● AVAILABLE DATA:
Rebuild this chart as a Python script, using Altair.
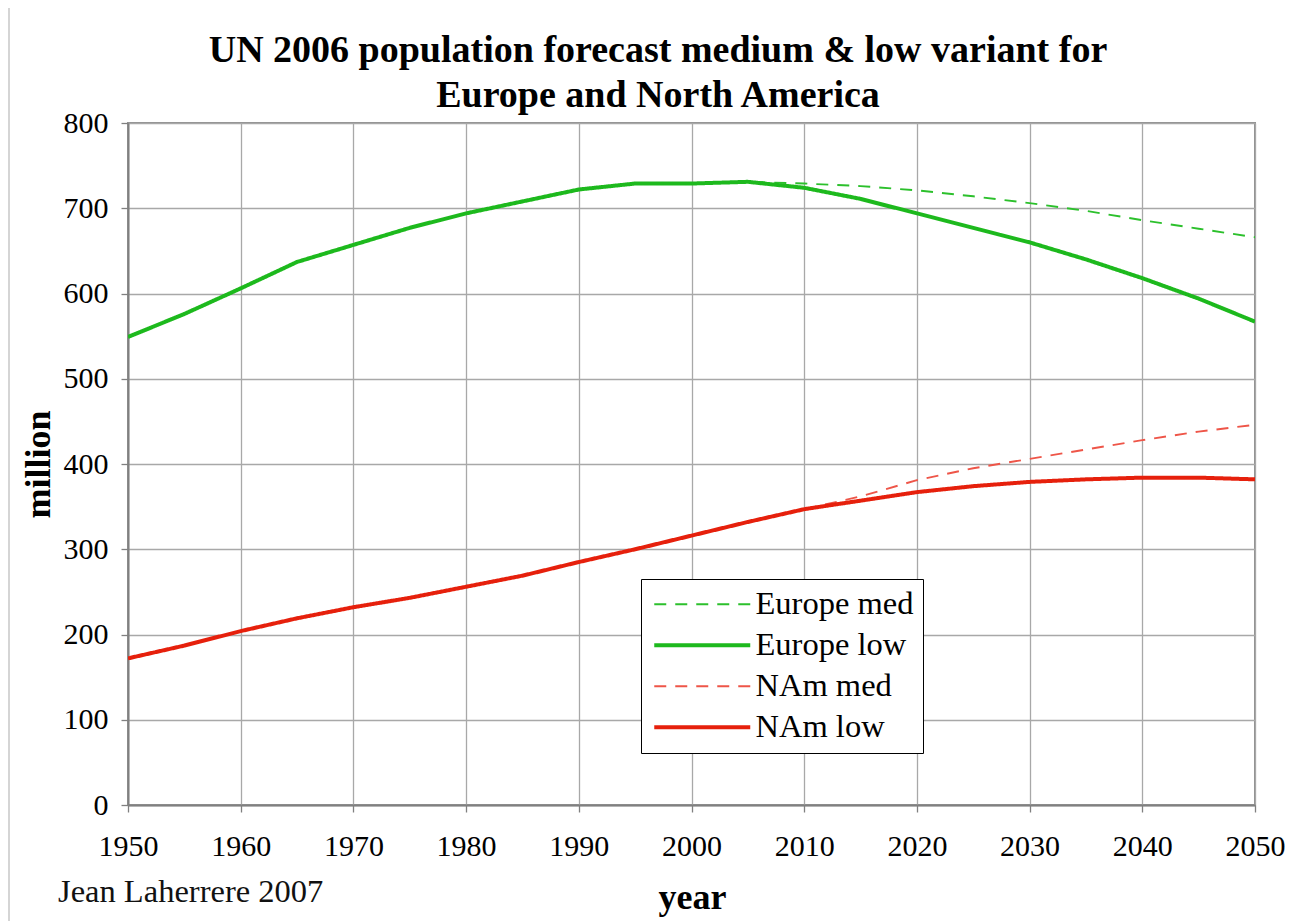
import altair as alt
import pandas as pd

years = [1950, 1955, 1960, 1965, 1970, 1975, 1980, 1985, 1990, 1995, 2000,
         2005, 2010, 2015, 2020, 2025, 2030, 2035, 2040, 2045, 2050]

europe_low = [549, 576, 606, 637, 657, 677, 694, 708, 722, 729, 729,
              731, 724, 711, 694, 677, 660, 640, 618, 594, 567]
europe_med = [549, 576, 606, 637, 657, 677, 694, 708, 722, 729, 729,
              731, 729, 726, 721, 714, 706, 697, 686, 676, 666]
nam_low = [172, 187, 204, 219, 232, 243, 256, 269, 285, 300, 316,
           332, 347, 357, 367, 374, 379, 382, 384, 384, 382]
nam_med = [172, 187, 204, 219, 232, 243, 256, 269, 285, 300, 316,
           332, 347, 362, 381, 395, 406, 417, 428, 438, 446]

series_names = ["Europe med", "Europe low", "NAm med", "NAm low"]
series_values = [europe_med, europe_low, nam_med, nam_low]
series_colors = ["#2cc02c", "#1db91d", "#ee5548", "#e6200c"]
series_dash = [[12, 9], [1, 0], [12, 9], [1, 0]]
series_width = [1.9, 4.0, 1.9, 4.0]

title_lines = ["UN 2006 population forecast medium & low variant for",
               "Europe and North America"]
credit_text = "Jean Laherrere 2007"

rows = []
for name, vals in zip(series_names, series_values):
    for y, v in zip(years, vals):
        rows.append({"year": y, "value": v, "series": name})
df = pd.DataFrame(rows)

x_ticks = list(range(1950, 2051, 10))
y_ticks = list(range(0, 801, 100))

W, H = 1127, 682
SERIF = "Liberation Serif"

leg = alt.Legend(title=None, orient="none", legendX=513, legendY=456)

lines = alt.Chart(df).mark_line(clip=True).encode(
    x=alt.X("year:Q",
            scale=alt.Scale(domain=[1950, 2050], nice=False, zero=False),
            axis=alt.Axis(values=x_ticks, format="d", title="year", labelFlush=False,
                          titleX=564, titleY=103, titleBaseline="alphabetic",
                          titleAlign="center")),
    y=alt.Y("value:Q",
            scale=alt.Scale(domain=[0, 800], nice=False),
            axis=alt.Axis(values=y_ticks, title="million", labelFlush=False,
                          titleX=-90, titleY=341, titleAngle=-90,
                          titleAlign="center", titleBaseline="middle")),
    color=alt.Color("series:N",
                    scale=alt.Scale(domain=series_names, range=series_colors),
                    sort=series_names, legend=leg),
    strokeDash=alt.StrokeDash("series:N",
                              scale=alt.Scale(domain=series_names, range=series_dash),
                              sort=series_names, legend=leg),
    strokeWidth=alt.StrokeWidth("series:N",
                                scale=alt.Scale(type="ordinal", domain=series_names,
                                                range=series_width),
                                sort=series_names, legend=leg),
    detail="series:N",
)

title_df = pd.DataFrame({"line": title_lines, "yy": [-61, -16]})
title = alt.Chart(title_df).mark_text(
    align="center", baseline="alphabetic", font=SERIF, fontSize=38,
    fontWeight="bold", color="#000", clip=False
).encode(x=alt.value(530), y=alt.Y("yy:Q", scale=None), text="line:N")

credit = alt.Chart(pd.DataFrame({"t": [credit_text]})).mark_text(
    align="left", baseline="alphabetic", font=SERIF, fontSize=32.5, color="#111"
).encode(x=alt.value(-70), y=alt.value(779), text="t:N")

frame = alt.Chart(pd.DataFrame({"a": [0]})).mark_rect(
    fill=None, stroke="#c8c8c8", strokeWidth=1.5, clip=False
).encode(x=alt.value(-119), x2=alt.value(W + 200), y=alt.value(-116), y2=alt.value(H + 300))

chart = alt.layer(frame, lines, credit, title).properties(
    width=W, height=H,
    autosize=alt.AutoSizeParams(type="none"),
    padding={"left": 120, "top": 115, "right": 30, "bottom": 116},
).configure_view(
    stroke="#909090", strokeWidth=2
).configure_axis(
    grid=True, gridColor="#a8a8a8", gridWidth=1.3,
    domainColor="#808080", domainWidth=2,
    tickColor="#808080", tickWidth=1.3, tickSize=7,
    labelFont=SERIF, labelFontSize=30, labelColor="#000",
    titleFont=SERIF, titleFontSize=36, titleFontWeight="bold", titleColor="#000",
).configure_axisY(
    labelPadding=13
).configure_axisX(
    labelPadding=19
).configure_legend(
    symbolType="M-1,0H7", symbolSize=576,
    labelFont=SERIF, labelFontSize=32.5, labelColor="#000", labelLimit=400,
    rowPadding=8, padding=9, strokeColor="#000", fillColor="#fff",
    labelOffset=73, cornerRadius=0,
)

chart.save("out.html", embed_options={"renderer": "svg", "actions": False})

● DESCRIPTION OF THE TASK: Repeat only the lines from the beginning of the material through the line containing "2005, 2010, 2015, 2020, 2025, 2030, 2035, 2040, 2045, 2050]", both ends kept, leaving pictures out.

● FINISHED EXERCISE:
Rebuild this chart as a Python script, using Altair.
import altair as alt
import pandas as pd

years = [1950, 1955, 1960, 1965, 1970, 1975, 1980, 1985, 1990, 1995, 2000,
         2005, 2010, 2015, 2020, 2025, 2030, 2035, 2040, 2045, 2050]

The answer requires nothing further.